Onde e quando o cão surgiu como animal doméstico é uma pergunta que permanece por responder – há quem suspeite que foi no Leste da Ásia há 15 mil anos, outros indicam o Sudeste da China há 16 mil anos. Não se chegou ainda a uma única conclusão: terão sido domesticados, sugerem ainda outros cientistas, em muitos lugares do mundo ao mesmo tempo. Mas os painéis pré-neolíticos representam, segundo os autores do estudo, a primeira prova de cães na Península Arábica vindos de outras regiões ou de uma domesticação independente de cães descendentes de lobos da região. “Dada a sua distinta morfologia e contexto cultural, é claro que os canídeos representados são cães domésticos, e não lobos ou chacais”, lê-se no artigo científico. “Todos os cães apresentam orelhas bicudas, focinhos curtos, peitos profundamente angulares e uma cauda que encaracola no final.”

Os investigadores sugerem que existe uma semelhança entre os cães retratados e os cães de Canaã actuais, que são oriundos de Israel. Embora refiram o facto de existir um mesmo estilo de representação, todos os cães apresentam características próprias: diferenças de postura, na posição das caudas, no tamanho e nas manchas no pêlo. “Para mim, foi muito entusiasmante que os responsáveis pelas gravuras rupestres representassem cada cão com características individuais. Penso que mostra que conheciam os cães que representaram muito bem – esculpiram cães individuais, não são animais genéricos”, afirma Maria Guagnin. “É fantástico poder ver esse vínculo entre o cão e o caçador milhares de anos depois.”

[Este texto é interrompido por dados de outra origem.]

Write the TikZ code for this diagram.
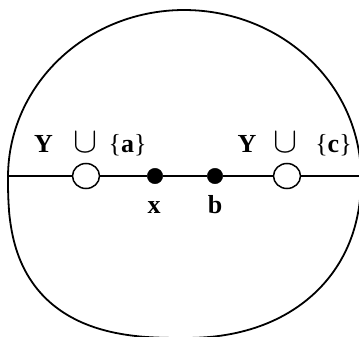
\documentclass[tikz,border=0pt]{standalone}
\usepackage{fontspec}
\setmainfont{Liberation Serif}
\usetikzlibrary{shapes.geometric}
\begin{document}
\begin{tikzpicture}[x=1pt,y=-1pt,
  lbl/.style={inner sep=0pt, anchor=base, font=\fontsize{26}{30}\selectfont\bfseries},
  cupsym/.style={inner sep=0pt, anchor=base, font=\fontsize{26}{30}\selectfont},
  opendot/.style={draw, fill=white, ellipse, line width=1.5pt, minimum width=27pt, minimum height=25pt, inner sep=0pt},
  blackdot/.style={draw, fill=black, circle, minimum size=15.5pt, inner sep=0pt},
  thinline/.style={line width=1.4pt},
  thickline/.style={line width=2.1pt},
  outline/.style={line width=1.8pt, line join=round}]
\useasboundingbox (0,0) rectangle (359,337);
\clip (0,0) rectangle (359,337);
% outline (four quarter arcs, squarer towards the bottom)
\draw[outline]
  plot[domain=0:90, samples=60, variable=\t]
    ({184+177*pow(max(cos(\t),0.00001),0.909)}, {177+161*pow(max(sin(\t),0.00001),0.909)})
  -- plot[domain=0:90, samples=60, variable=\t]
    ({184-176*pow(max(sin(\t),0.00001),0.755)}, {177+161*pow(max(cos(\t),0.00001),0.755)})
  -- plot[domain=0:90, samples=60, variable=\t]
    ({184-176*cos(\t)}, {177-167*sin(\t)})
  -- plot[domain=0:90, samples=60, variable=\t]
    ({184+177*sin(\t)}, {177-167*cos(\t)})
  -- cycle;
% line and points
\coordinate (L) at (8,176);
\coordinate (R) at (365,176);
\node[opendot] (oa) at (86,176) {};
\node[blackdot] (xd) at (155,176) {};
\node[blackdot] (bd) at (215,176) {};
\node[opendot] (oc) at (287,176) {};
\draw[thinline] (L) -- (oa);
\draw[thinline] (oa) -- (xd);
\draw[thickline] (xd) -- (bd);
\draw[thickline] (bd) -- (oc);
\draw[thickline] (oc) -- (R);
% labels
\node[lbl] (ya) at (43.5,152) {Y};
\node[cupsym] (ua) at (86,152) {\scalebox{1.45}{$\cup$}};
\node[lbl] (sa) at (127.5,152) {{\mdseries\{}a{\mdseries\}}};
\node[lbl] (yc) at (247,152) {Y};
\node[cupsym] (uc) at (286,152) {\scalebox{1.45}{$\cup$}};
\node[lbl] (sc) at (333.5,152) {{\mdseries\{}c{\mdseries\}}};
\node[lbl] (xl) at (154,213) {x};
\node[lbl] (bl) at (215,213) {b};
\end{tikzpicture}
\end{document}
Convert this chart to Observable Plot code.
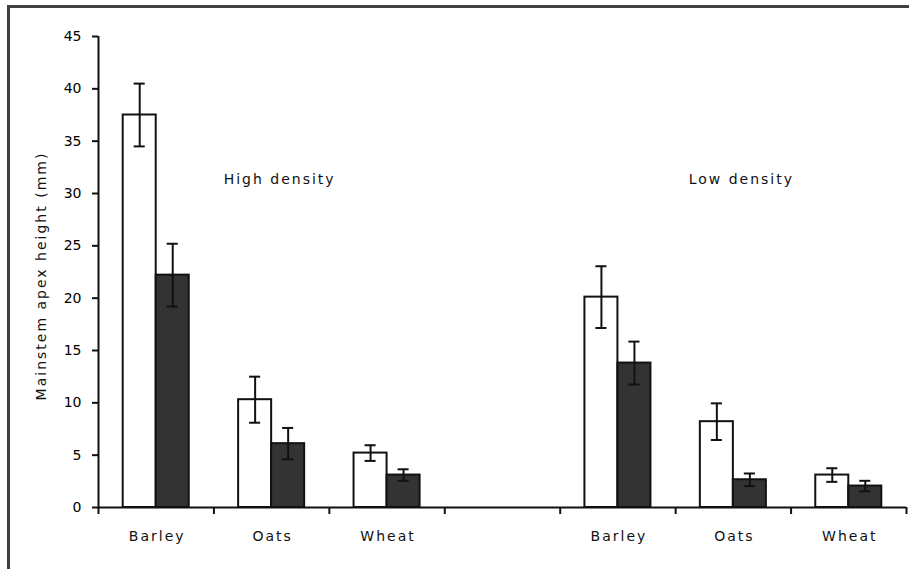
<!DOCTYPE html>
<html>
<head>
<meta charset="utf-8">
<script src="https://cdn.jsdelivr.net/npm/d3@7"></script>
<script src="https://cdn.jsdelivr.net/npm/@observablehq/plot@0.6"></script>
<style>
  html, body { margin: 0; padding: 0; background: #fff; }
  #wrap { position: relative; width: 909px; height: 569px; overflow: hidden; }
  #border { position: absolute; left: 7px; top: 5px; width: 910px; height: 561px;
            border-left: 3px solid #404040; border-top: 3px solid #404040;
            border-bottom: 1px solid #a8a8a8; pointer-events: none; }
  svg text { letter-spacing: 2px; }
  svg [aria-label="y-axis tick label"] text { letter-spacing: 0; }
  svg [aria-label="y-axis tick"] path, svg [aria-label="x-axis tick"] path { stroke-width: 2px; stroke: #111; }
</style>
</head>
<body>
<div id="wrap"><div id="border"></div></div>
<script>
// ---- data ----
const crops = ["Barley", "Oats", "Wheat"];
const densities = ["High density", "Low density"];
// open (white) bars
const highOpen = [37.5, 10.3, 5.2];
const highOpenErr = [3.0, 2.2, 0.75];
const lowOpen = [20.1, 8.2, 3.1];
const lowOpenErr = [2.95, 1.75, 0.65];
// filled (dark) bars
const highFilled = [22.2, 6.1, 3.1];
const highFilledErr = [3.0, 1.5, 0.55];
const lowFilled = [13.8, 2.65, 2.05];
const lowFilledErr = [2.05, 0.6, 0.5];
// slot index of each crop on the x axis (slot 3 is an empty gap)
const highSlots = [0, 1, 2];
const lowSlots = [4, 5, 6];
const yTicks = [0, 5, 10, 15, 20, 25, 30, 35, 40, 45];
const yLabel = "Mainstem apex height (mm)";

// ---- build table ----
const rows = [];
function add(slots, density, open, openErr, filled, filledErr) {
  crops.forEach((c, i) => {
    rows.push({slot: slots[i], crop: c, density, series: "open", value: open[i], err: openErr[i]});
    rows.push({slot: slots[i], crop: c, density, series: "filled", value: filled[i], err: filledErr[i]});
  });
}
add(highSlots, densities[0], highOpen, highOpenErr, highFilled, highFilledErr);
add(lowSlots, densities[1], lowOpen, lowOpenErr, lowFilled, lowFilledErr);

const barW = 0.286;   // bar width as fraction of a slot
const capW = 0.048;   // half width of error caps
const x1 = d => d.series === "open" ? d.slot + 0.5 - barW : d.slot + 0.5;
const x2 = d => d.series === "open" ? d.slot + 0.5 : d.slot + 0.5 + barW;
const xc = d => (x1(d) + x2(d)) / 2;

const labels = [
  ...crops.map((c, i) => ({x: highSlots[i] + 0.5, text: c})),
  ...crops.map((c, i) => ({x: lowSlots[i] + 0.5, text: c}))
];
const densityLabels = [
  {x: highSlots[1] + 0.5, y: 31.3, text: densities[0]},
  {x: lowSlots[1] + 0.5, y: 31.3, text: densities[1]}
];

const chart = Plot.plot({
  width: 909,
  height: 569,
  marginLeft: 98,
  marginRight: 3,
  marginTop: 36,
  marginBottom: 62,
  style: {fontFamily: "'DejaVu Sans', sans-serif", fontSize: "14px", color: "#000", background: "transparent", overflow: "visible"},
  x: {domain: [0, 7], ticks: 7, tickFormat: () => "", tickSize: 7, label: null},
  y: {domain: [0, 45], ticks: 9, tickSize: 6, tickPadding: 11, label: null},
  marks: [
    Plot.rectY(rows, {
      x1, x2, y1: 0, y2: "value",
      fill: d => d.series === "open" ? "#ffffff" : "#333333",
      stroke: "#111", strokeWidth: 2
    }),
    Plot.ruleX(rows, {x: xc, y1: d => d.value - d.err, y2: d => d.value + d.err, stroke: "#111", strokeWidth: 2}),
    Plot.ruleY(rows, {y: d => d.value + d.err, x1: d => xc(d) - capW, x2: d => xc(d) + capW, stroke: "#111", strokeWidth: 2}),
    Plot.ruleY(rows, {y: d => d.value - d.err, x1: d => xc(d) - capW, x2: d => xc(d) + capW, stroke: "#111", strokeWidth: 2}),
    Plot.ruleY([0], {stroke: "#111", strokeWidth: 2}),
    Plot.ruleX([0], {stroke: "#111", strokeWidth: 2}),
    Plot.text(labels, {x: "x", y: 0, dy: 29, dx: 1, text: "text", fill: "#111"}),
    Plot.text(densityLabels, {x: "x", y: "y", dx: 8, text: "text", fill: "#111"}),
    Plot.text([yLabel], {frameAnchor: "left", textAnchor: "middle", rotate: -90, dx: -57, dy: 4, text: d => d, fill: "#111"})
  ]
});
document.getElementById("wrap").insertBefore(chart, document.getElementById("border"));
</script>
</body>
</html>
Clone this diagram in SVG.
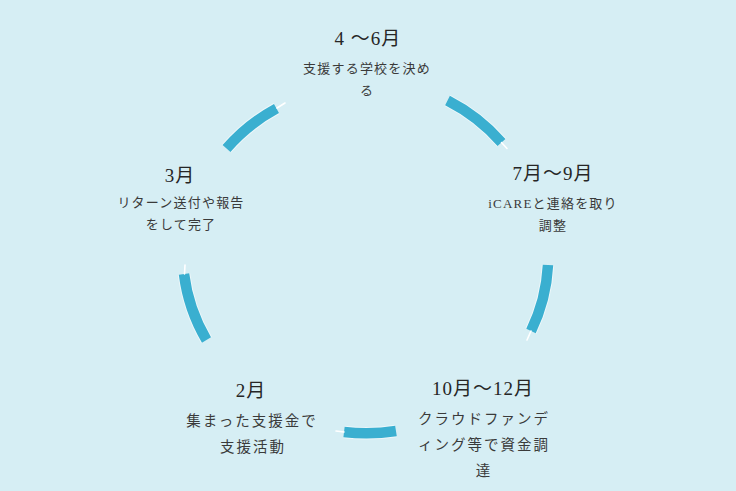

A investigadora conta ainda que a sua equipa está agora a trabalhar em escavações de sítios arqueológicos do período pré-Neolítico para descobrir que animais perseguiam os primeiros cães de caça e quando é que os caçadores começaram a pastorear gado. E também que esperam encontrar ossos de cães que lhes possam “contar” ainda mais sobre a história de domesticação do cão, que é igualmente uma história de amor e cooperação entre o animal e o ser humano.